Should I translate words to help a bilingual child build her vocabulary?
You remember the lists of word translations you had to memorize for each unit in your school’s second language class. Chat means cat. Chien means dog. Souris means mouse… Lists so long they would lull you to sleep.
A lot of second language teaching is about creating correspondences between one’s native and second languages.
Bilingual children, on the other hand, learn their languages differently. Depending on when and where they hear each language, they can have vocabularies that overlap just a little. For example, a bilingual child may hear Japanese at home, and learn the words for “bath” and “frypan”; and she may hear French at school, and know the words for “whiteboard” and “gym”. Studies have found that bilingual children’s vocabulary in one language is learned independently from their vocabulary in the other language. This is exactly why they can learn two words, one in each language, for the same thing without feeling confused!
You can imagine a bilingual child’s languages like two baskets that get filled depending on the kinds of fruit she is near. Maybe with the nanny, she will fill the baskets with pears, and with her cousins with kiwis. Maybe with mom, she will fill the baskets with peaches, and with dad oranges.
The quantity and quality of time spent interacting in each language are the most important. The more of one of her languages a bilingual child hears, the faster she will be at understanding words and learning new ones. The best way to foster a bilingual child’s vocabulary is to provide her with meaningful interactions with fruit, or language!

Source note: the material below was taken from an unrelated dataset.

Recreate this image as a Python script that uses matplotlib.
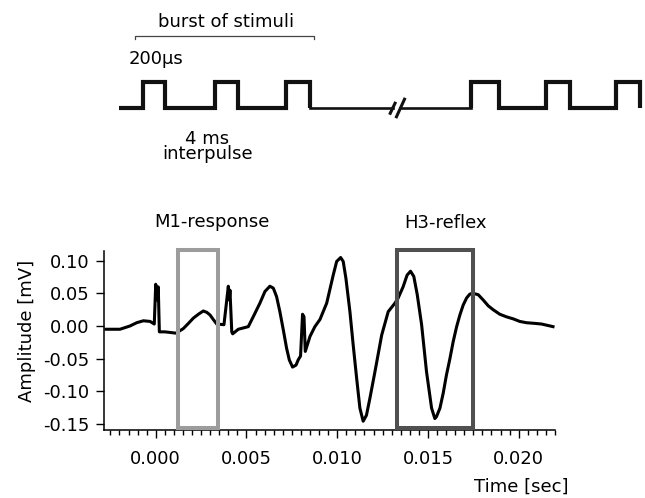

The scientific sources of our comics:
Hurtado, N., Grüter, T., Marchman, V. A., & Fernald, A. (2014). Relative language exposure, processing efficiency and vocabulary in Spanish–English bilingual toddler. Bilingualism: Language and Cognition, 17(1), 189–202.
Marchman, V. A., Fernald, A., & Hurtado, N. (2010). How vocabulary size in two languages relates to efficiency in spoken word recognition by young Spanish-English bilinguals. Journal of Child Language, 37(4), 817–840.

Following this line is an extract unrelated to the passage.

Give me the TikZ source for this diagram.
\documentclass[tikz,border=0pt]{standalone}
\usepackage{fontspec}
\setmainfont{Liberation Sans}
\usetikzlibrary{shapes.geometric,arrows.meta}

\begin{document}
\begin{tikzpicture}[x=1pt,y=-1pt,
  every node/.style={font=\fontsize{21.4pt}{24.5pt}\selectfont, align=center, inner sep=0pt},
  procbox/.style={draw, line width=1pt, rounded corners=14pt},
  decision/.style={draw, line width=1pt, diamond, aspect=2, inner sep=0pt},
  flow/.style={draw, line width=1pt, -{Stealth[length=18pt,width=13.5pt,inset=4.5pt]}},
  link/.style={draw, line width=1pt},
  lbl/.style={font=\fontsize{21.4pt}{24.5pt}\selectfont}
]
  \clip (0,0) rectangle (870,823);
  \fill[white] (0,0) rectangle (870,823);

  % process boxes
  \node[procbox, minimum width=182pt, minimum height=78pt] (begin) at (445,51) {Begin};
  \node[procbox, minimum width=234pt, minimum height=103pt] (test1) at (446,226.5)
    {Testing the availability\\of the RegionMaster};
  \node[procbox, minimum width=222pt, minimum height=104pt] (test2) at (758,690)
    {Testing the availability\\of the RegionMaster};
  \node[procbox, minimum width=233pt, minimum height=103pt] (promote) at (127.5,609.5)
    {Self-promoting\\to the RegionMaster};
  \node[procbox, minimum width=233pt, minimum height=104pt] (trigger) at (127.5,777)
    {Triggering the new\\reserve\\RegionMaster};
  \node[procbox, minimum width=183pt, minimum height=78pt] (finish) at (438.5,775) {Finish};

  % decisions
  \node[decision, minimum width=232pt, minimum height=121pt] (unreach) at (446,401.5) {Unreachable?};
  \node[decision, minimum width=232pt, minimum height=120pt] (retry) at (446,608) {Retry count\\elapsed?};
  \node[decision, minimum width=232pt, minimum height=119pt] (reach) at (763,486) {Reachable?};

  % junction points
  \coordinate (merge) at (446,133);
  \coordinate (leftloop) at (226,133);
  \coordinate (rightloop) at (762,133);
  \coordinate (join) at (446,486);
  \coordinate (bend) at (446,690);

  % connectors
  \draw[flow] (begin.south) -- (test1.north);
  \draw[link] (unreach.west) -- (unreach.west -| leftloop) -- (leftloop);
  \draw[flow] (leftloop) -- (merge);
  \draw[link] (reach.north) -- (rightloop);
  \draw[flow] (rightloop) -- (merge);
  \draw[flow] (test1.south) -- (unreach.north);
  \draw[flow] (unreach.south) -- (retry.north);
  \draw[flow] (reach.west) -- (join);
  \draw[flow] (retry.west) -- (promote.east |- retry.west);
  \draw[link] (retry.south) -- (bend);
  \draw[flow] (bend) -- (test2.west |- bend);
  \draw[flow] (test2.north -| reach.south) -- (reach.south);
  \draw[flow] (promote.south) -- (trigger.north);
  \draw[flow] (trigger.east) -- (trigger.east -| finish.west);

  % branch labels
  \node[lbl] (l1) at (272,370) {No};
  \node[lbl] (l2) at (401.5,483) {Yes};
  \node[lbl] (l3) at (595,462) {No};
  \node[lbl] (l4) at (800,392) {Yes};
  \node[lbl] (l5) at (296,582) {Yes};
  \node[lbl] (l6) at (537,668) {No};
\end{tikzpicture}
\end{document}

Pearson, B. Z., Fernández, S. C., Lewedeg, V., & Oller, D. K. (1997). The relation of input factors to lexical learning by bilingual infants. Applied Psycholinguistics, 18(1), 41–58.
Tsui, R. K.-Y., Gonzalez-Barrero, A. M., Schott, E., & Byers-Heinlein, K. (2022). Are translation equivalents special? Evidence from simulations and empirical data from bilingual infants. Cognition, 225, 105084.